* DATA EXCERPT
Begin
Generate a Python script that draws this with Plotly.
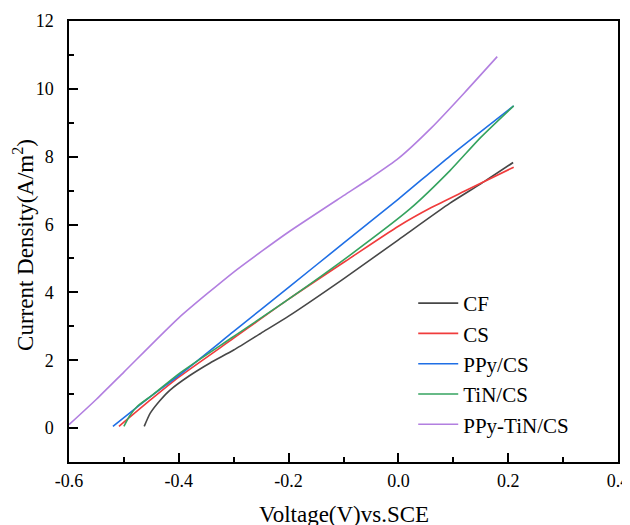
import plotly.graph_objects as go

# Data
cf_x = [-0.463, -0.452, -0.435, -0.416, -0.38, -0.343, -0.3, -0.25, -0.2, -0.1, 0.0, 0.094, 0.15, 0.209]
cf_y = [0.05, 0.44, 0.8, 1.12, 1.55, 1.92, 2.3, 2.8, 3.3, 4.4, 5.55, 6.63, 7.2, 7.83]

cs_x = [-0.509, -0.45, -0.4, -0.3, -0.2, -0.088, 0.0, 0.06, 0.12, 0.21]
cs_y = [0.05, 0.85, 1.5, 2.65, 3.8, 5.01, 5.95, 6.5, 6.98, 7.69]

ppy_x = [-0.52, -0.45, -0.4, -0.3, -0.2, -0.1, 0.0, 0.094, 0.21]
ppy_y = [0.05, 0.95, 1.55, 2.85, 4.15, 5.45, 6.75, 8.02, 9.5]

tin_x = [-0.5, -0.49, -0.475, -0.45, -0.4, -0.3, -0.2, -0.088, 0.021, 0.094, 0.15, 0.21]
tin_y = [0.05, 0.35, 0.65, 0.95, 1.6, 2.7, 3.8, 5.1, 6.46, 7.59, 8.57, 9.5]

ppytin_x = [-0.6, -0.55, -0.5, -0.4, -0.3, -0.25, -0.2, -0.1, -0.05, 0.0, 0.06, 0.12, 0.18]
ppytin_y = [0.1, 0.85, 1.65, 3.25, 4.6, 5.2, 5.78, 6.85, 7.38, 7.95, 8.85, 9.88, 10.95]

names = ["CF", "CS", "PPy/CS", "TiN/CS", "PPy-TiN/CS"]
colors = ["#474747", "#f03c3c", "#1f6fe5", "#35a35f", "#b27fe0"]
xs = [cf_x, cs_x, ppy_x, tin_x, ppytin_x]
ys = [cf_y, cs_y, ppy_y, tin_y, ppytin_y]

x_ticks = [-0.6, -0.4, -0.2, 0.0, 0.2, 0.4]
x_ticklabels = ["-0.6", "-0.4", "-0.2", "0.0", "0.2", "0.4"]
y_ticks = [0, 2, 4, 6, 8, 10, 12]

FONT = "Liberation Serif, Times New Roman, serif"

fig = go.Figure()
for n, c, x, y in zip(names, colors, xs, ys):
    fig.add_trace(go.Scatter(x=x, y=y, mode="lines", name=n,
                             line=dict(color=c, width=1.6, shape="spline", smoothing=0.6)))

axis_common = dict(
    showline=True, linecolor="#000", linewidth=1.5, mirror=True,
    ticks="inside", ticklen=9, tickwidth=1.5, tickcolor="#000",
    showgrid=False, zeroline=False, automargin=False,
    tickfont=dict(family=FONT, size=18, color="#000"),
)

fig.update_xaxes(range=[-0.6, 0.4], tickvals=x_ticks, ticktext=x_ticklabels,
                 minor=dict(ticks="inside", ticklen=5, tickwidth=1.5, dtick=0.1, tickcolor="#000"),
                 ticklabelstandoff=2, **axis_common)
fig.update_yaxes(range=[-1, 12], tickvals=y_ticks,
                 minor=dict(ticks="inside", ticklen=5, tickwidth=1.5, dtick=1, tickcolor="#000"),
                 ticklabelstandoff=10, **axis_common)

fig.add_annotation(text="Voltage(V)vs.SCE", xref="paper", yref="paper",
                   x=0.5, y=-0.086, yanchor="top", showarrow=False,
                   font=dict(family=FONT, size=23, color="#000"))
fig.add_annotation(text="Current Density(A/m<sup>2</sup>)", xref="paper", yref="paper",
                   x=-0.084, y=0.492, xanchor="center", yanchor="middle", textangle=-90,
                   showarrow=False, font=dict(family=FONT, size=23, color="#000"))

fig.update_layout(
    width=630, height=525,
    margin=dict(l=61, r=20, t=13, b=71),
    paper_bgcolor="white", plot_bgcolor="white",
    showlegend=True,
    legend=dict(x=0.627, y=0.406, xanchor="left", yanchor="top",
                font=dict(family=FONT, size=21, color="#000"),
                bgcolor="rgba(0,0,0,0)", tracegroupgap=0, itemwidth=40),
)

fig.write_html("out.html")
End
* STATED PROBLEM
Reproduce all of the data exactly, omitting each picture it holds.

* FULL RESPONSE
Generate a Python script that draws this with Plotly.
import plotly.graph_objects as go

# Data
cf_x = [-0.463, -0.452, -0.435, -0.416, -0.38, -0.343, -0.3, -0.25, -0.2, -0.1, 0.0, 0.094, 0.15, 0.209]
cf_y = [0.05, 0.44, 0.8, 1.12, 1.55, 1.92, 2.3, 2.8, 3.3, 4.4, 5.55, 6.63, 7.2, 7.83]

cs_x = [-0.509, -0.45, -0.4, -0.3, -0.2, -0.088, 0.0, 0.06, 0.12, 0.21]
cs_y = [0.05, 0.85, 1.5, 2.65, 3.8, 5.01, 5.95, 6.5, 6.98, 7.69]

ppy_x = [-0.52, -0.45, -0.4, -0.3, -0.2, -0.1, 0.0, 0.094, 0.21]
ppy_y = [0.05, 0.95, 1.55, 2.85, 4.15, 5.45, 6.75, 8.02, 9.5]

tin_x = [-0.5, -0.49, -0.475, -0.45, -0.4, -0.3, -0.2, -0.088, 0.021, 0.094, 0.15, 0.21]
tin_y = [0.05, 0.35, 0.65, 0.95, 1.6, 2.7, 3.8, 5.1, 6.46, 7.59, 8.57, 9.5]

ppytin_x = [-0.6, -0.55, -0.5, -0.4, -0.3, -0.25, -0.2, -0.1, -0.05, 0.0, 0.06, 0.12, 0.18]
ppytin_y = [0.1, 0.85, 1.65, 3.25, 4.6, 5.2, 5.78, 6.85, 7.38, 7.95, 8.85, 9.88, 10.95]

names = ["CF", "CS", "PPy/CS", "TiN/CS", "PPy-TiN/CS"]
colors = ["#474747", "#f03c3c", "#1f6fe5", "#35a35f", "#b27fe0"]
xs = [cf_x, cs_x, ppy_x, tin_x, ppytin_x]
ys = [cf_y, cs_y, ppy_y, tin_y, ppytin_y]

x_ticks = [-0.6, -0.4, -0.2, 0.0, 0.2, 0.4]
x_ticklabels = ["-0.6", "-0.4", "-0.2", "0.0", "0.2", "0.4"]
y_ticks = [0, 2, 4, 6, 8, 10, 12]

FONT = "Liberation Serif, Times New Roman, serif"

fig = go.Figure()
for n, c, x, y in zip(names, colors, xs, ys):
    fig.add_trace(go.Scatter(x=x, y=y, mode="lines", name=n,
                             line=dict(color=c, width=1.6, shape="spline", smoothing=0.6)))

axis_common = dict(
    showline=True, linecolor="#000", linewidth=1.5, mirror=True,
    ticks="inside", ticklen=9, tickwidth=1.5, tickcolor="#000",
    showgrid=False, zeroline=False, automargin=False,
    tickfont=dict(family=FONT, size=18, color="#000"),
)

fig.update_xaxes(range=[-0.6, 0.4], tickvals=x_ticks, ticktext=x_ticklabels,
                 minor=dict(ticks="inside", ticklen=5, tickwidth=1.5, dtick=0.1, tickcolor="#000"),
                 ticklabelstandoff=2, **axis_common)
fig.update_yaxes(range=[-1, 12], tickvals=y_ticks,
                 minor=dict(ticks="inside", ticklen=5, tickwidth=1.5, dtick=1, tickcolor="#000"),
                 ticklabelstandoff=10, **axis_common)

fig.add_annotation(text="Voltage(V)vs.SCE", xref="paper", yref="paper",
                   x=0.5, y=-0.086, yanchor="top", showarrow=False,
                   font=dict(family=FONT, size=23, color="#000"))
fig.add_annotation(text="Current Density(A/m<sup>2</sup>)", xref="paper", yref="paper",
                   x=-0.084, y=0.492, xanchor="center", yanchor="middle", textangle=-90,
                   showarrow=False, font=dict(family=FONT, size=23, color="#000"))

fig.update_layout(
    width=630, height=525,
    margin=dict(l=61, r=20, t=13, b=71),
    paper_bgcolor="white", plot_bgcolor="white",
    showlegend=True,
    legend=dict(x=0.627, y=0.406, xanchor="left", yanchor="top",
                font=dict(family=FONT, size=21, color="#000"),
                bgcolor="rgba(0,0,0,0)", tracegroupgap=0, itemwidth=40),
)

fig.write_html("out.html")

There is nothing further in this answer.